Non-SCE flows see only an RFC-3168 compliant AQM on the path, and ignore the SCE signals.  SCE flows at worst have a tendency to defer to existing traffic - the opposite to what you fear - but with a well-designed bottleneck qdisc, this effect is limited or eliminated.  The SCE proposal presents several such qdiscs as examples.

> Can a partially deployed solution be rolled back?
> Can it stay deployed but become a no-op if a different mechanism wins out in the end?

This is probably the most complex question to answer.  Un-deploying an experiment is always more difficult than deploying it in the first place, since it's harder to prove a negative.

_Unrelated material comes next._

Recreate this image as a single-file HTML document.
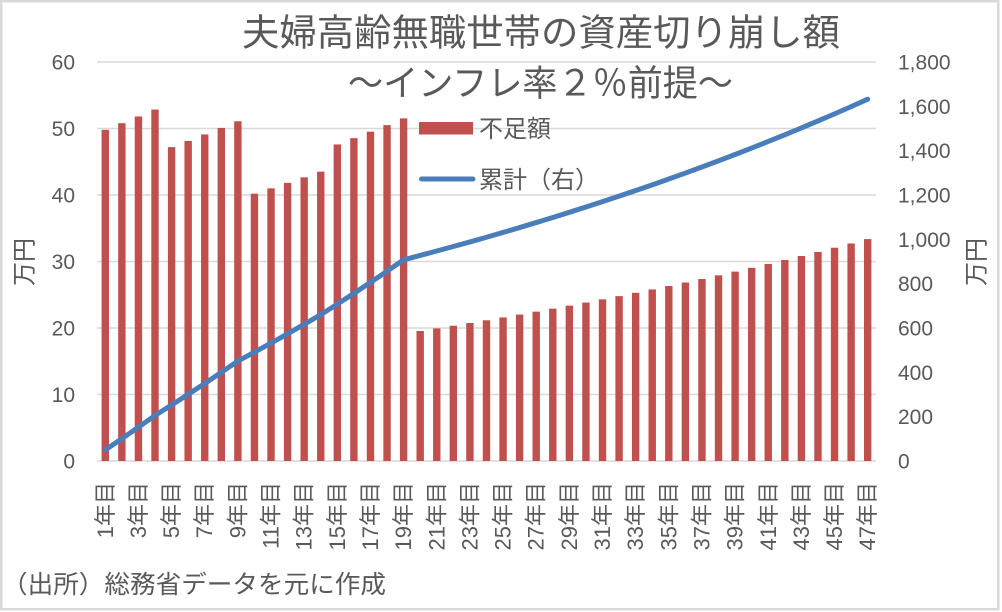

SCE consumes the spare ECN codepoint and one spare TCP header bit, without explicitly negotiating for them (beyond what is normal for RFC-3168 ECN), and adds a permitted ECN codepoint transition in middleboxes: ECT(0) -> ECT(1).  As far as conventional ECT flows are concerned, ECT(1) is semantically identical to ECT(0), and the spare header bits are ignored if received, so conventional traffic would not be affected.  The question is really about how to free up these consumed header resources, should that be necessary.

Reversing an SCE deployment thus means removing all sources of this new usage, which means both middleboxes and endpoints.  The reference implementation leaves SCE functionality switched off by default, but it is easy to automate switching it on and potentially then forget about it.

The following probes can be used to seek out latent deployments, and ask their operators to disable them.  This does not require a new kernel to be compiled or installed, nor any downtime, only that the SCE functionality is configured off at runtime, eg. through a sysctl or the iproute2 tc utility.

SCE enabled middleboxes are easy to detect, by passing ECT(0) traffic through it and seeing if ECT(1) marks appear alongside (or before) CE marks.  If CE marks or an AQM-like (or tail-drop-like) pattern of drops appears but ECT(1) does not, it's not an SCE enabled middlebox.  This is probably sufficient to reclaim the spare ECN codepoint.

SCE enabled TCP receivers are also easy to detect, by probing them with ECT(1) traffic and seeing if the corresponding TCP header bit is used to echo them.  Some other transports may have ECT(1) feedback designed into them, which is not affected by SCE per se, and these can be ignored.  This is probably sufficient to reclaim the TCP header bit.

SCE enabled senders are a little more difficult to detect unambiguously.  An indication can be obtained by probing them with the TCP header bit artificially set in all acks, and seeing if the resulting throughput is markedly less than if that is not done.  SCE senders behave essentially identically to normal ECN senders when the corresponding TCP header bit remains cleared in acks, so their continued presence is mostly benign, unless the header bit starts being used in some other experiment in a way that confuses the SCE sender.

If considered necessary by the WG, it would be possible to associate SCE with an experimental-series DSCP, and require that DSCP be present for SCE functionality to be enabled.  This would however limit experiments to networks that do not bleach or otherwise disrupt that DSCP, which may inhibit exploration of behaviour on longer Internet paths (which we think SCE is much better suited for than L4S).  The upside would be easier reclamation of the header resources upon termination of the experiment.

Our proposed use of DSCP is instead an optional addition, using SCE as part of providing a low-latency Diffserv PHB, but not requiring any particular DSCP to support SCE.